[start]

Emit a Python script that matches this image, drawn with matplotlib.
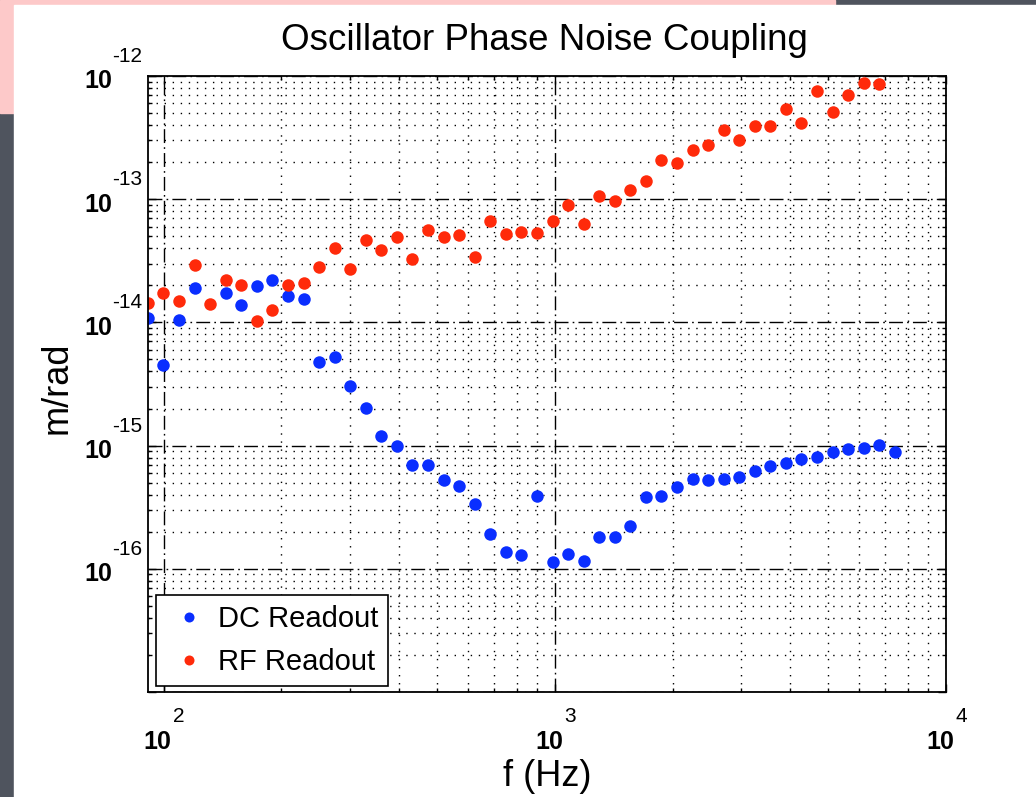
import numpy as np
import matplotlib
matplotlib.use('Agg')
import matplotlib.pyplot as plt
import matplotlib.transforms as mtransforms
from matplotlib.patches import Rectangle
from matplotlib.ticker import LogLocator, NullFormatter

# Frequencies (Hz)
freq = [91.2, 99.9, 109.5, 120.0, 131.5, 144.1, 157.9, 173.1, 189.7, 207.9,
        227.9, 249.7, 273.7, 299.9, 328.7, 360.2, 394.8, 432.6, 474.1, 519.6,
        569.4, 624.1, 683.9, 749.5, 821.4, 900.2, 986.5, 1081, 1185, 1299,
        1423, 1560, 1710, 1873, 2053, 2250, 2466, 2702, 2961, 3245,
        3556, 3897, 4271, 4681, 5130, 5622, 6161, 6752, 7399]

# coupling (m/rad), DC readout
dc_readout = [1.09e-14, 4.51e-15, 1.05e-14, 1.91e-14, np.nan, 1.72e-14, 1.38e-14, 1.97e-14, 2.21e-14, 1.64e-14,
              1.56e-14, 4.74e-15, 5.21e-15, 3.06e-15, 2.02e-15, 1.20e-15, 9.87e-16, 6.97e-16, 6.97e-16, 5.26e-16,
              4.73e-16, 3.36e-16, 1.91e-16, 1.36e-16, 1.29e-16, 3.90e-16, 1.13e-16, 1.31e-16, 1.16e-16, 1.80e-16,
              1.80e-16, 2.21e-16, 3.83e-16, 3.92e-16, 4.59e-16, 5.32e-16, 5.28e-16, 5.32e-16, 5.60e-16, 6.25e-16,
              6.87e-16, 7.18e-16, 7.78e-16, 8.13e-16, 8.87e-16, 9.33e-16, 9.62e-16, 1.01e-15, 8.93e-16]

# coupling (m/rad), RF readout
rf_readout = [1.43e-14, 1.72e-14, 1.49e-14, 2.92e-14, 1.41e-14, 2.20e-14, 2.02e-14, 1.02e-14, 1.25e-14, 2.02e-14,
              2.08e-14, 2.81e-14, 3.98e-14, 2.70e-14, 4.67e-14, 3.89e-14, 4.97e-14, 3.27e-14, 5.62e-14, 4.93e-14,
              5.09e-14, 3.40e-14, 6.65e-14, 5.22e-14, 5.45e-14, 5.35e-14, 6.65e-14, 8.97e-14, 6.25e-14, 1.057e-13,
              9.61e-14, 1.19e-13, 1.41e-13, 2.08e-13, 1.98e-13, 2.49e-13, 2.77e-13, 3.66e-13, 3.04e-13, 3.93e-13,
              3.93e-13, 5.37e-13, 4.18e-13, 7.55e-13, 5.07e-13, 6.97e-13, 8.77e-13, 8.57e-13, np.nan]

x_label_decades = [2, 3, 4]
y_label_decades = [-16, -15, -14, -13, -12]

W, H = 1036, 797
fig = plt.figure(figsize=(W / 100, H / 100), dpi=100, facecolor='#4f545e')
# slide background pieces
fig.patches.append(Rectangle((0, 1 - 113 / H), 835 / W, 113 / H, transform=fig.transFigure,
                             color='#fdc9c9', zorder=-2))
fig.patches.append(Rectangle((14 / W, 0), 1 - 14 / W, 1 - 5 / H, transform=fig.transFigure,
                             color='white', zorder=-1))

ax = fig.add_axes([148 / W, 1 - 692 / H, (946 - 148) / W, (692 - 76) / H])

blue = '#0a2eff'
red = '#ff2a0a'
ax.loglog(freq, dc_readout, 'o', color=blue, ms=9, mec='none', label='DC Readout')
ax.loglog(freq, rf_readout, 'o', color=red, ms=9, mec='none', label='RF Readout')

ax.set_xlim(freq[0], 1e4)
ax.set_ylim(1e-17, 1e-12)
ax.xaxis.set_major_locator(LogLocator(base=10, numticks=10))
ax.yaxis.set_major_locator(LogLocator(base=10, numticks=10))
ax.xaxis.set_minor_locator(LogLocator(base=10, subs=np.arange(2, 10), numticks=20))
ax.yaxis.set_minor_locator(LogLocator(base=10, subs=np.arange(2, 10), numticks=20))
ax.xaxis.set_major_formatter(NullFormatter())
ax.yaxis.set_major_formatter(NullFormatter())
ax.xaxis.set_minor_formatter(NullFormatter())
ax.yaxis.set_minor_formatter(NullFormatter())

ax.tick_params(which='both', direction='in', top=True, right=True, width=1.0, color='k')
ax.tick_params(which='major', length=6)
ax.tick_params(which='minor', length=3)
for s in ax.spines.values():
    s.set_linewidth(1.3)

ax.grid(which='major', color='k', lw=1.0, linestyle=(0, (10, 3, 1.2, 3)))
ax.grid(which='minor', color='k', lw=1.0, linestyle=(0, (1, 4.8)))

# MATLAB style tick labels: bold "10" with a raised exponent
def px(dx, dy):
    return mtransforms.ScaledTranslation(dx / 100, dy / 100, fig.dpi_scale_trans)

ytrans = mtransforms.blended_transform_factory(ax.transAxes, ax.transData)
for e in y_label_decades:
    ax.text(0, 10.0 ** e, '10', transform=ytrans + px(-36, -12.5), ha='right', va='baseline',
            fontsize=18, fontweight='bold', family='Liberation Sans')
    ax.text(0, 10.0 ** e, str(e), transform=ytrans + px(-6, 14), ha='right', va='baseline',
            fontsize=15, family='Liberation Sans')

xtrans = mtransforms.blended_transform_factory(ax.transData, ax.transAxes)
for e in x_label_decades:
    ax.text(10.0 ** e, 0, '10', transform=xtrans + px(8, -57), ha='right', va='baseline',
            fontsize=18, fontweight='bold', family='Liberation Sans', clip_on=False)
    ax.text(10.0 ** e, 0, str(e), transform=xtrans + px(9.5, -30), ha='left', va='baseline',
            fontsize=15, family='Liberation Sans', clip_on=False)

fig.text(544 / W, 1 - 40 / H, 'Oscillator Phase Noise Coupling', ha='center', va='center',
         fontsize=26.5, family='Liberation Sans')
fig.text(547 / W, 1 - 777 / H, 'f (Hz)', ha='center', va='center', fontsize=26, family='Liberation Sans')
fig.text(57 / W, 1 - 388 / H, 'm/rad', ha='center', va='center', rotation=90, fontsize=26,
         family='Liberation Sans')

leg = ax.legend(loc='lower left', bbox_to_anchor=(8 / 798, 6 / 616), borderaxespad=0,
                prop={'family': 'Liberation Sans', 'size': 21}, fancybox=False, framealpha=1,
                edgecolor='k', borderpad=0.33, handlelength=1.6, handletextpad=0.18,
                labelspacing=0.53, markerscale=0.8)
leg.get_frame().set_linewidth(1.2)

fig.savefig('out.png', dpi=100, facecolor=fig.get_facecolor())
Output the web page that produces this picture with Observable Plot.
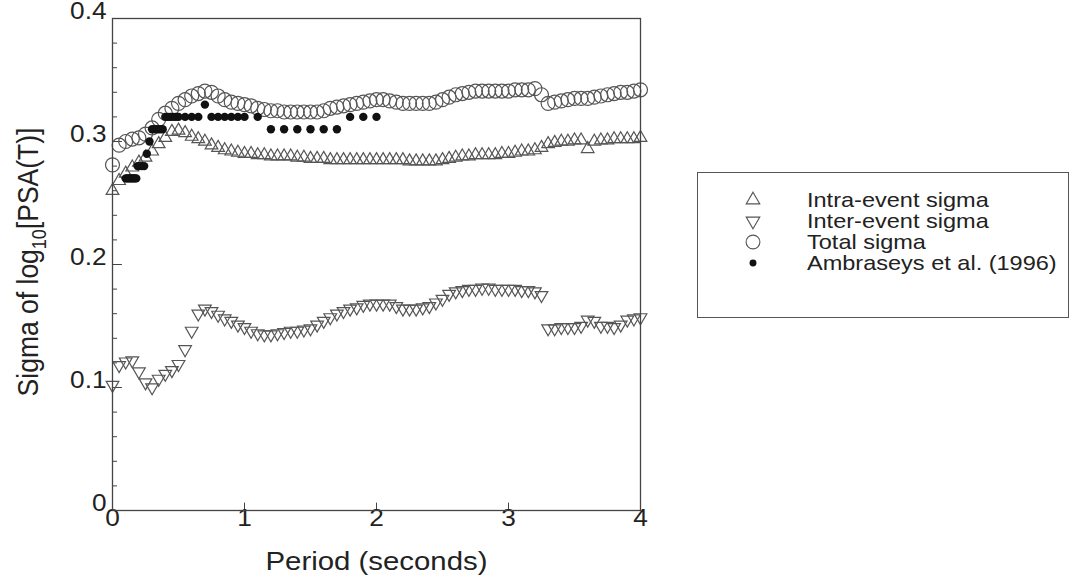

[end]

Search the records for the string "that" and return every line in which it occurs.

Emit a Python script that matches this image, drawn with matplotlib.
Output the web page that produces this picture with Observable Plot.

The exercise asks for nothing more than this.